**Data section:**
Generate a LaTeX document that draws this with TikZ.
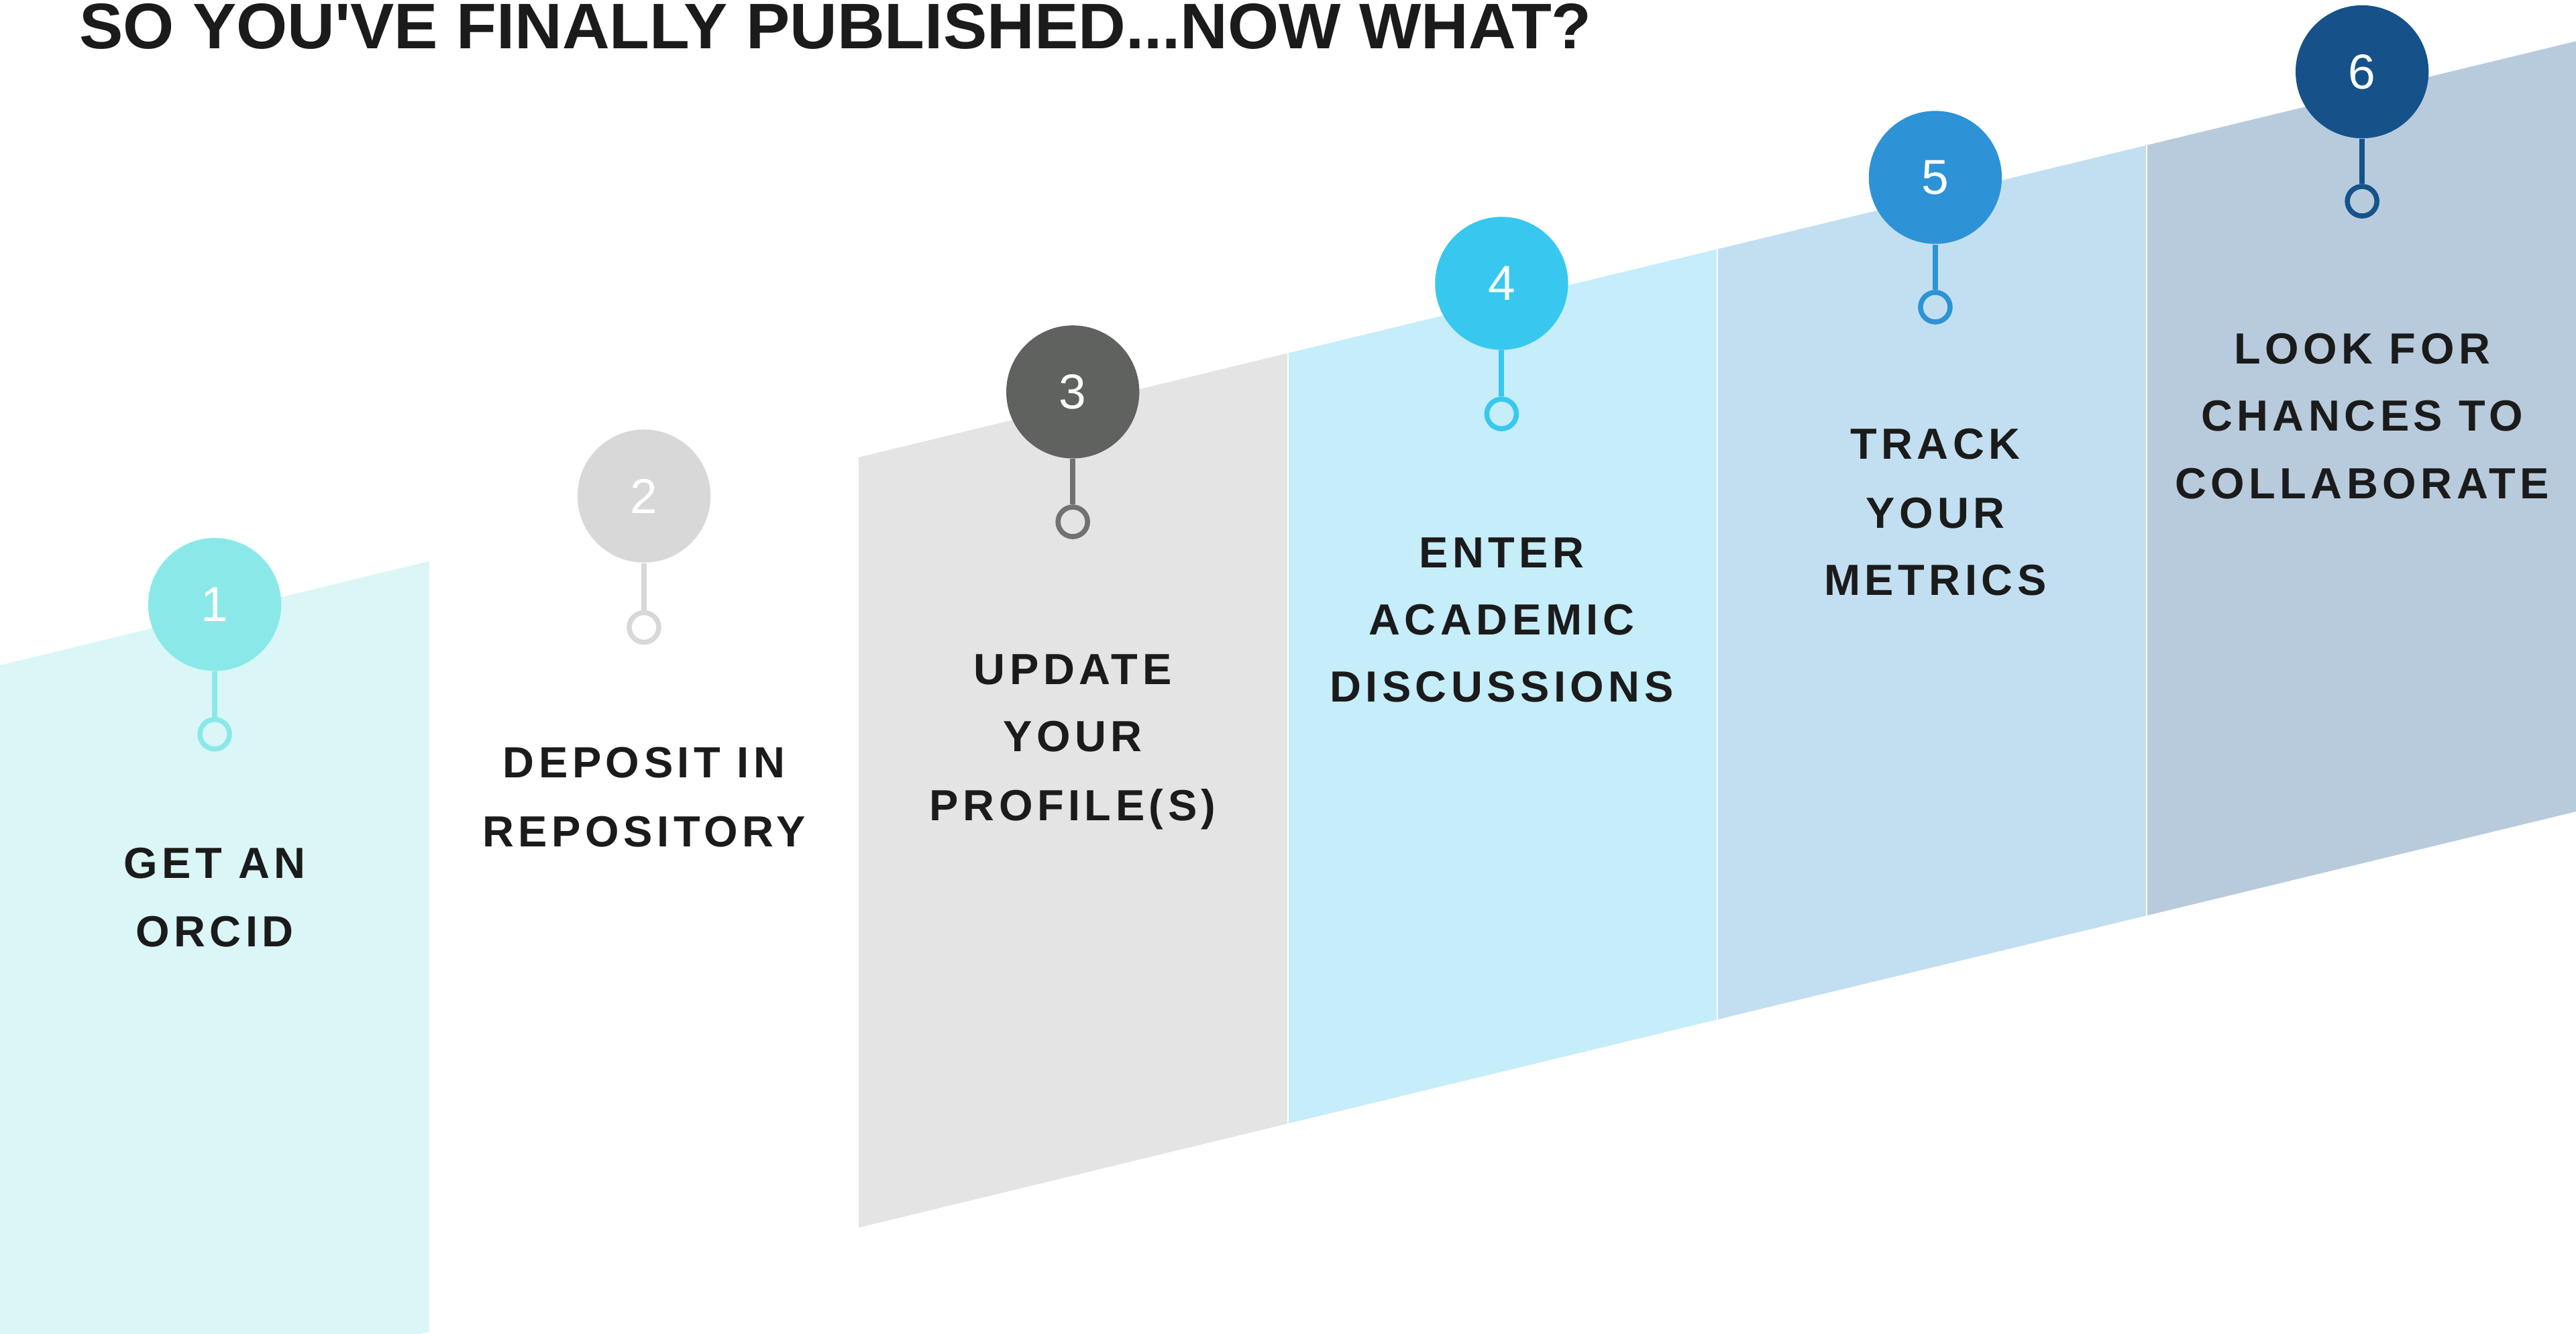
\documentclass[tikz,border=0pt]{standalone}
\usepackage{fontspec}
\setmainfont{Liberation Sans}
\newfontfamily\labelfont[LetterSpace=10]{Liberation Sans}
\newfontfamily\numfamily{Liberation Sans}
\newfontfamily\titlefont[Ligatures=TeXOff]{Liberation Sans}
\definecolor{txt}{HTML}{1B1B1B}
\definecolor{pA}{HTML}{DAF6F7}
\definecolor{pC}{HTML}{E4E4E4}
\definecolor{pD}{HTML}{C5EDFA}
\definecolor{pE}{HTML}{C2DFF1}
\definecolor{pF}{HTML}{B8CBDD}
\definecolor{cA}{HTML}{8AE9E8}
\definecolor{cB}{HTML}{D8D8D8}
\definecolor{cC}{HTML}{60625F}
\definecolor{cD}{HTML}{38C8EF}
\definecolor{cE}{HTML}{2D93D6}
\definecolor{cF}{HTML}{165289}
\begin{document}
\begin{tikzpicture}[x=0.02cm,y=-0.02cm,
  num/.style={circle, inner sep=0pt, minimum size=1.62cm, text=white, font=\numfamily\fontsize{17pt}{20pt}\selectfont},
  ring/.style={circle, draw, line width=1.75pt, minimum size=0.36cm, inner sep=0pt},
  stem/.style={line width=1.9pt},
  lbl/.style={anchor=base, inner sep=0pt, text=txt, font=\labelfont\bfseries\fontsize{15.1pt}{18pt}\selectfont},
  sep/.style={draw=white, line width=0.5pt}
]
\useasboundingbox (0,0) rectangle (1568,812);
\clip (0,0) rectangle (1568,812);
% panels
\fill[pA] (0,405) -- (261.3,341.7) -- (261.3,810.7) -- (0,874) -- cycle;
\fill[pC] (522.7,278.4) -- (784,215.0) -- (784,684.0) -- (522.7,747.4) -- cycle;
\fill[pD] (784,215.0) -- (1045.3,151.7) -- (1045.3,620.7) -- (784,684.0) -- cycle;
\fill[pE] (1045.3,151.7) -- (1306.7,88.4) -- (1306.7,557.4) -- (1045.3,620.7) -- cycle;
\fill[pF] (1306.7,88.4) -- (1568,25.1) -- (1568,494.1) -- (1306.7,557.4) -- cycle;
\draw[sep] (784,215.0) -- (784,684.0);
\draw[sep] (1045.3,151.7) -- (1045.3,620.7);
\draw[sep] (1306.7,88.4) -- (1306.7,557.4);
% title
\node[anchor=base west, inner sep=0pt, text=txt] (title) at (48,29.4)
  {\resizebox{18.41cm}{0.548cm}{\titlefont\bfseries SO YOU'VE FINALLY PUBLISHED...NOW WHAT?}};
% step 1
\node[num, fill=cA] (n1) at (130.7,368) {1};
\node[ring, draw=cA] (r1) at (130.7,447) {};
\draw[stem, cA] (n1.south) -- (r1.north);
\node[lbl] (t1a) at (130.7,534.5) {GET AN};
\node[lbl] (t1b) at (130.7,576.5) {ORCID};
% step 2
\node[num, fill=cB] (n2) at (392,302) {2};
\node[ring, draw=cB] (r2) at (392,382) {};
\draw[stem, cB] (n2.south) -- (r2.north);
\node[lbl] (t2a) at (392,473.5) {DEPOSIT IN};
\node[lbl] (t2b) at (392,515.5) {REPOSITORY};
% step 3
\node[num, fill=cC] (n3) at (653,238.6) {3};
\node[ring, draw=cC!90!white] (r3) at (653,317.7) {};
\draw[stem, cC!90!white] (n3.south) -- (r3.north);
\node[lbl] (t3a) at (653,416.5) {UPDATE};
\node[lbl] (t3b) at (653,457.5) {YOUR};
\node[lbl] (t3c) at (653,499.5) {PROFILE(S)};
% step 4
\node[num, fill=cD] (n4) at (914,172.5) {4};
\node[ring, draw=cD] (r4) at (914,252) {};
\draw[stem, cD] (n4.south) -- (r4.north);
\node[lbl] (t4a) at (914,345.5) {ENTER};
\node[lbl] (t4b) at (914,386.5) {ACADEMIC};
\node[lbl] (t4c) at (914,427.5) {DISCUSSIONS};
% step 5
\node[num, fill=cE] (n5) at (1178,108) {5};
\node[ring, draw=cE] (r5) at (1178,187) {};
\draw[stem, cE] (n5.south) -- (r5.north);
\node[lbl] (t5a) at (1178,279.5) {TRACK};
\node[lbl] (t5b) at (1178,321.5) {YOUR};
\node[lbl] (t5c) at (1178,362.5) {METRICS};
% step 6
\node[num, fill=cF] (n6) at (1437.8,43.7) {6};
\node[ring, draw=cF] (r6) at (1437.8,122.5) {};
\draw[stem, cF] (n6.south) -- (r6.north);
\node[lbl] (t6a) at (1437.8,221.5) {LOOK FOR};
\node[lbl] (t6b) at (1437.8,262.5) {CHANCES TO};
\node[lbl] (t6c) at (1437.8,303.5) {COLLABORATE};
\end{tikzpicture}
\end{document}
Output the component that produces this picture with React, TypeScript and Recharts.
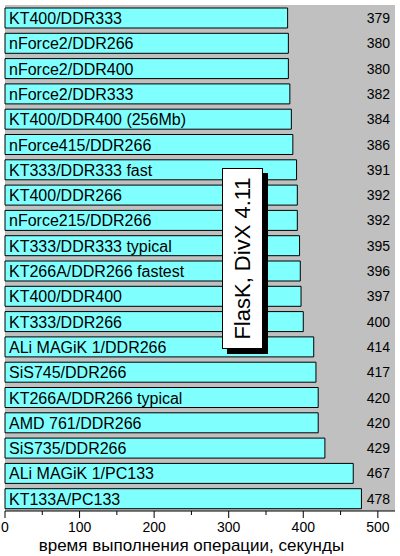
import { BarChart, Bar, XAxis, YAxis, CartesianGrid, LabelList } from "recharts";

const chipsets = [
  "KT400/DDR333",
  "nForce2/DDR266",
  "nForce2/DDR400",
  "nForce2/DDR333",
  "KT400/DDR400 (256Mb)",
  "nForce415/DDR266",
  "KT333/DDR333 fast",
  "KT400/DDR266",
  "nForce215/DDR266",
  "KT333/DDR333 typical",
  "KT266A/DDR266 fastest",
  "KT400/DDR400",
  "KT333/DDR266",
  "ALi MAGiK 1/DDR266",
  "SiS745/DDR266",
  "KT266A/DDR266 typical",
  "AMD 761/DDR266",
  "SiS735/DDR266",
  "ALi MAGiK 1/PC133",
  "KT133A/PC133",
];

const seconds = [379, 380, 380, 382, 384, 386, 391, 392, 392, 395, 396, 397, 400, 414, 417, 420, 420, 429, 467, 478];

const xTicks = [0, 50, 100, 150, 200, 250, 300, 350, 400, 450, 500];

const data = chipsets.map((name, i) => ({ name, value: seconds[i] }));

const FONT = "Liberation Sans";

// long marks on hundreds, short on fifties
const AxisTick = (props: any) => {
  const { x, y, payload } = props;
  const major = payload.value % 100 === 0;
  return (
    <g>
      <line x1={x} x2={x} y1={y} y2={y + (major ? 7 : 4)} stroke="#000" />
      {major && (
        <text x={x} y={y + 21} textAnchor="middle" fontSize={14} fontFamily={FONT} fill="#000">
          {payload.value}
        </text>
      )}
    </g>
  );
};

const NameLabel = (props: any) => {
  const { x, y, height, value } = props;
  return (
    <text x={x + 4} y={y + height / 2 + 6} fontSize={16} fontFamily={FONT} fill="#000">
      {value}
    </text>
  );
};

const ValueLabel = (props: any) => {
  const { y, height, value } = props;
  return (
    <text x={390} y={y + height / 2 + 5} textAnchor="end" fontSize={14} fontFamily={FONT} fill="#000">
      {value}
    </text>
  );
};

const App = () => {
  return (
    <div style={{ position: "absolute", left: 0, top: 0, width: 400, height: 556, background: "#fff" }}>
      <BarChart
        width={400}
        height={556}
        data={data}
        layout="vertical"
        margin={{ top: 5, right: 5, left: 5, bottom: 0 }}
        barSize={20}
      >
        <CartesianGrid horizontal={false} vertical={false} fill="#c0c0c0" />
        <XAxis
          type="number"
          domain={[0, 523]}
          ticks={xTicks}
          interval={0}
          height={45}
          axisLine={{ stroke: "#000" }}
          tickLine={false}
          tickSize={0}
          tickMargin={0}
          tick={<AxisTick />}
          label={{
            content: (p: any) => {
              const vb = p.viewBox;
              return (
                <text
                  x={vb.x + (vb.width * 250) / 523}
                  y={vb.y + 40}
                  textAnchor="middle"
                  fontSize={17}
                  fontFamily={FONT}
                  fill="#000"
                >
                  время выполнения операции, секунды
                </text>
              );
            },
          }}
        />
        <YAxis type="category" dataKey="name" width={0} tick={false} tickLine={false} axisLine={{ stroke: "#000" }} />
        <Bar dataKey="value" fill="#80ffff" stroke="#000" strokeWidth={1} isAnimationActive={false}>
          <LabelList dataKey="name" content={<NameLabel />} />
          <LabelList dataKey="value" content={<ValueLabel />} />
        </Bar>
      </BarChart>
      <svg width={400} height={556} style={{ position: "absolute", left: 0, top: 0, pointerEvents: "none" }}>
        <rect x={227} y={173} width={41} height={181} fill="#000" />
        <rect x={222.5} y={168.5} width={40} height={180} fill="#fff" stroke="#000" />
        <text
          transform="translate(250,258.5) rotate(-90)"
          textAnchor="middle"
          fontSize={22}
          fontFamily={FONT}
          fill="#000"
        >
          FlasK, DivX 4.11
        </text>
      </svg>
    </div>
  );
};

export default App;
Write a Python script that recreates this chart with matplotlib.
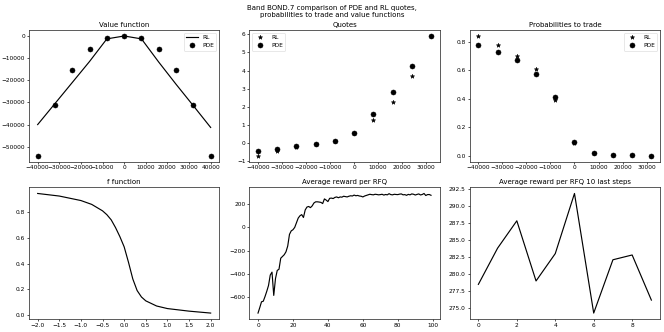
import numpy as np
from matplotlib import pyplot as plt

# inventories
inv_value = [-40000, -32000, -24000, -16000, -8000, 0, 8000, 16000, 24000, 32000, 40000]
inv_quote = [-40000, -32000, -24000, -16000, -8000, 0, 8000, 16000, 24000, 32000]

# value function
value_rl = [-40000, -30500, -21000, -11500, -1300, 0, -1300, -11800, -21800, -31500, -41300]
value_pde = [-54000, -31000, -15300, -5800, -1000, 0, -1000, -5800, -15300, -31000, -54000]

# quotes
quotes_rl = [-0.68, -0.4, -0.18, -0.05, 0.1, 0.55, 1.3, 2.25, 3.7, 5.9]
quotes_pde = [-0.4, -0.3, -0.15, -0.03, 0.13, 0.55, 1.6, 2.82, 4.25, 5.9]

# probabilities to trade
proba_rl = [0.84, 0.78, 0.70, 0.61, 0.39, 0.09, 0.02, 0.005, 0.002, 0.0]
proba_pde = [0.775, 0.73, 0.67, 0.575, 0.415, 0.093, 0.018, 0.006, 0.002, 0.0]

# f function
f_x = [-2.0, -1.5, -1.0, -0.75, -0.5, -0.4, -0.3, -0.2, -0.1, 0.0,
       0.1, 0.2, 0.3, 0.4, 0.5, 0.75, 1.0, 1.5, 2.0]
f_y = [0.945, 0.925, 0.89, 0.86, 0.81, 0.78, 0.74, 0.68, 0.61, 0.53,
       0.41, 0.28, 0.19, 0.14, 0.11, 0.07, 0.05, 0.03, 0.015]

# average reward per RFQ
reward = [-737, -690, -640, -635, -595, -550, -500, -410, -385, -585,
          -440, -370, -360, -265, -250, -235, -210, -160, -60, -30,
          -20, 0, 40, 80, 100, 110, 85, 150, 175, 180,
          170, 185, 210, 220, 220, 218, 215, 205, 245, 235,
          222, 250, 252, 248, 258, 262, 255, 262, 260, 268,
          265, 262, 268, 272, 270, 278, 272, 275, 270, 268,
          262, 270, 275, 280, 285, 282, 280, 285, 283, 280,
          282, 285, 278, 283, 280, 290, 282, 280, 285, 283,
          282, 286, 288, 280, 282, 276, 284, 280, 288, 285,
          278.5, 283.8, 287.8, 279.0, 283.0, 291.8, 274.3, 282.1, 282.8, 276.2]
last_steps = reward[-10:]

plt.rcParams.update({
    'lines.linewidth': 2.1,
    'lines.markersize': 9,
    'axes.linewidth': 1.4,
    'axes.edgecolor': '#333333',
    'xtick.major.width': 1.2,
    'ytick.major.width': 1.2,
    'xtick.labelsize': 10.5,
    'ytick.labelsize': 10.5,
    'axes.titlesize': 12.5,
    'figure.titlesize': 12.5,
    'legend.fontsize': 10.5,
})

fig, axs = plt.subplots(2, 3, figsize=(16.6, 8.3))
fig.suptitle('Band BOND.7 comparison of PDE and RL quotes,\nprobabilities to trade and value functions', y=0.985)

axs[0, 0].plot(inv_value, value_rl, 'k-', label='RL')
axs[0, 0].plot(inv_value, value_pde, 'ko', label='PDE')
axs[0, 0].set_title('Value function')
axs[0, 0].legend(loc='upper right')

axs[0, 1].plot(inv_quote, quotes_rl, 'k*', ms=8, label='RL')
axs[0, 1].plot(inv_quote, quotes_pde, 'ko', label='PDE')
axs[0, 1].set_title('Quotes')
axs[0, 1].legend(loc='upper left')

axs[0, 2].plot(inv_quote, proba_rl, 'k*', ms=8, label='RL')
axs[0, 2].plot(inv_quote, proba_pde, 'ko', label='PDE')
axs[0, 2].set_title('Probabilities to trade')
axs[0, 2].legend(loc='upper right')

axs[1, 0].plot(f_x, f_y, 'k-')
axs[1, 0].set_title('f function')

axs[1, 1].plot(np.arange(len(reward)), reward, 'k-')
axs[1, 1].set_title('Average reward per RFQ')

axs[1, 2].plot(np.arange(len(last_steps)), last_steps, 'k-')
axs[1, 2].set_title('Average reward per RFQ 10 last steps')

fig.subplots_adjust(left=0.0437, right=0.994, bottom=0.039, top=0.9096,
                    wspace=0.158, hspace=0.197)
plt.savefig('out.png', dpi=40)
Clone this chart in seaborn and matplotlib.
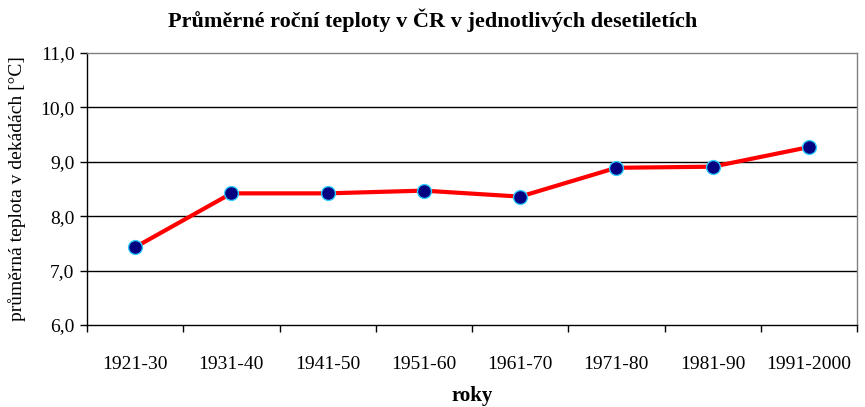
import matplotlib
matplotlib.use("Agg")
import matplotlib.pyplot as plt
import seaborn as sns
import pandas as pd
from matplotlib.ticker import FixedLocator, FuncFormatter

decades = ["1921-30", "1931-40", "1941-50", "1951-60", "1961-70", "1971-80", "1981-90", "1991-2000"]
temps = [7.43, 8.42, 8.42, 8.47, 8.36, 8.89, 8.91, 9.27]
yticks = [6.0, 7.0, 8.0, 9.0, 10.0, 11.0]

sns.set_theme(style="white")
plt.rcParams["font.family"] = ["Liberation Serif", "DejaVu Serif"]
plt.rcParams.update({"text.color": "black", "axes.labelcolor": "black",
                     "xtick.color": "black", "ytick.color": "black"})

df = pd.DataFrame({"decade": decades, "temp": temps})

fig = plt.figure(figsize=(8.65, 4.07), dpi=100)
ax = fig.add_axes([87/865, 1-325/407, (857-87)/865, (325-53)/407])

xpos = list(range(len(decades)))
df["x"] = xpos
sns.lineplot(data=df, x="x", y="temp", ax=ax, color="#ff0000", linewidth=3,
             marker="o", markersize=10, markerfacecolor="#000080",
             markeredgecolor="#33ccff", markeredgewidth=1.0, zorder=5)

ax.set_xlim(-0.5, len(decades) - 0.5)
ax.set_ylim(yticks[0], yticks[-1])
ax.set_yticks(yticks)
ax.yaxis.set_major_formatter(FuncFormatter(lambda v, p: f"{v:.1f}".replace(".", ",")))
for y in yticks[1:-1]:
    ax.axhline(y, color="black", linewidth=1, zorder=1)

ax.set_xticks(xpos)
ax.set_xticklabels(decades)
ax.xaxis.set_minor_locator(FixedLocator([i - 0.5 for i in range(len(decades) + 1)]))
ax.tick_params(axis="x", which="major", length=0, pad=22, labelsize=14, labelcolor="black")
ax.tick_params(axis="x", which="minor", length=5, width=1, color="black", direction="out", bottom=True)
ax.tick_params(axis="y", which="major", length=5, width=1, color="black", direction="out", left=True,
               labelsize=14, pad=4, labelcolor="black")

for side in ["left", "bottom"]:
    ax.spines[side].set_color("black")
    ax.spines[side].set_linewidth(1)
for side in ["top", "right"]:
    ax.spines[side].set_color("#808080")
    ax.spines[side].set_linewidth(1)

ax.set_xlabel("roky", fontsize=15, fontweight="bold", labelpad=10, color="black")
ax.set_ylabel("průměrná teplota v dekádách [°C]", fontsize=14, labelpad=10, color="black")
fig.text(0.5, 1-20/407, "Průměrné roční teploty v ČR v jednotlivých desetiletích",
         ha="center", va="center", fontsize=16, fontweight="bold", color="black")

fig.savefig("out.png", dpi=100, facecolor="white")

**Requirement:** Set down the lines running from the one with "Clone this chart in seaborn and matplotlib." through the one with "from matplotlib.ticker import", both ends kept, exactly and with no pictures.

**Solution to this problem:**
Clone this chart in seaborn and matplotlib.
import matplotlib
matplotlib.use("Agg")
import matplotlib.pyplot as plt
import seaborn as sns
import pandas as pd
from matplotlib.ticker import FixedLocator, FuncFormatter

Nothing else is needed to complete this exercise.